Mistakes in historical details, however, are not what infuriated Darwin’s defenders. The problem is Mr. Wilson’s irreverent attitude toward Darwin’s theory of evolution. Mr. Wilson points out that there is a difference between minor changes within existing species (“microevolution”) and the origin of new species, organs, and body plans (“macroevolution”). (One hostile reviewer claimed that this distinction is merely “a strategy of the modern creationists,” but it actually originated with evolutionary biologist Yuri Filipchenko soon after 1900.)

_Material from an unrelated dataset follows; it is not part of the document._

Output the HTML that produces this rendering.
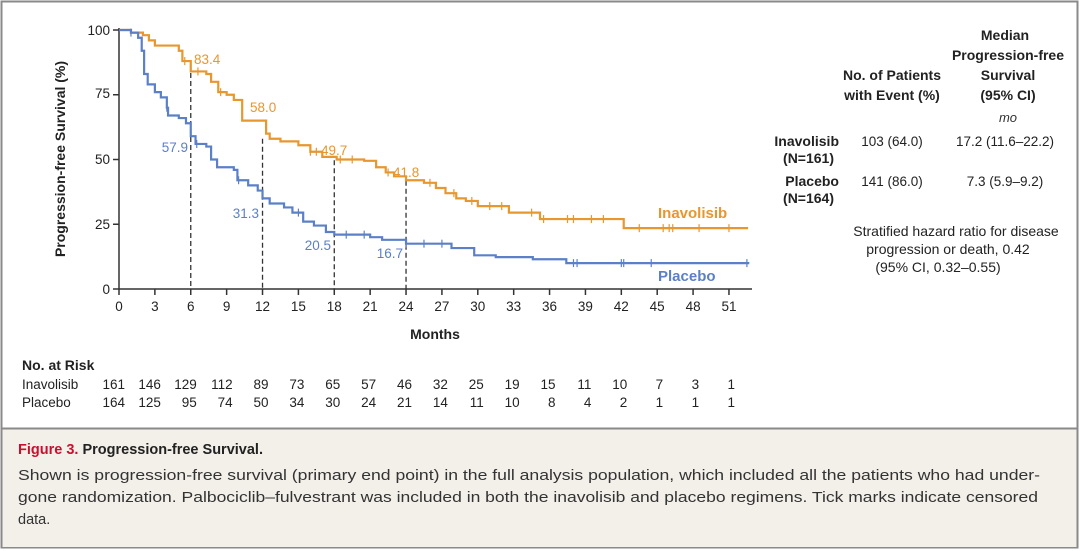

Although Darwin may now be revered as the Father of Evolution, people had known about microevolution for centuries. Darwin’s contribution was to propose a hypothesis about the process of macroevolution.

According to Darwin, new species originate gradually by the natural selection of small variations, as organisms better adapted to the environment survive in the struggle for existence. Although Darwin did not know the origin of variations, and although he had no evidence for natural selection, he was convinced that the process was unguided. “There seems to be no more design in the variability of organic beings, and in the action of natural selection,” he once wrote, “than in the course which the wind blows.”

Darwin called “The Origin of Species” “one long argument,” and it was a theology-laden argument against creation by design. Many people have the mistaken impression that Darwin’s theory was accepted because he provided so much scientific evidence for it (he didn’t). Instead, his theory was accepted because it fit the increasingly secular spirit of the times.

As Mr. Wilson puts it, “The whole of nature, arising from the primeval slime and evolving through its various animal forms from amoebas to the higher primates, was on a journey of improvement, moving onwards and upwards, from barnacles to shrimps, from fish to fowl, from orang-outangs to silk-hatted Members of Parliament and leaders of British industry. It was all happening without the interference or tiresome conscience-pricking of the Almighty. He, in fact, had been conveniently removed from the picture.”

More than a century later, Richard Dawkins famously wrote that “Darwin made it possible to be an intellectually fulfilled atheist.”

Mr. Wilson points out that “no other major scientific discovery or breakthrough has ‘made it possible to be an intellectually fulfilled atheist’ — only Darwin‘s. This will prompt some people to wonder whether Darwin’s distinctive twin doctrines — that evolution occurs gradually by means of natural selection, and that this process necessitates an everlasting struggle for existence — are not in fact scientific statements at all, but expressions of opinion. Metaphysical opinion at that.”

So Darwinian evolution is not so much a scientific theory as it is a secular creation myth. According to Mr. Wilson, “Darwinism, as is shown by the current state of debate, is resistant to argument because it is resistant to fact. The worship of Darwin as a man, the attribution to him of insights and discoveries which were either part of the common scientific store of knowledge or were the discoveries of others, this is all necessary to bolster the religion of Darwinism.”

Mr. Wilson’s book is not flawless, but on this point he’s right.


Jonathan Wells is a senior fellow at the Discovery Institute in Seattle and the author, most recently, of “Zombie Science” (Discovery Institute, 2017).

Published at Washington Times (January 31, 2018).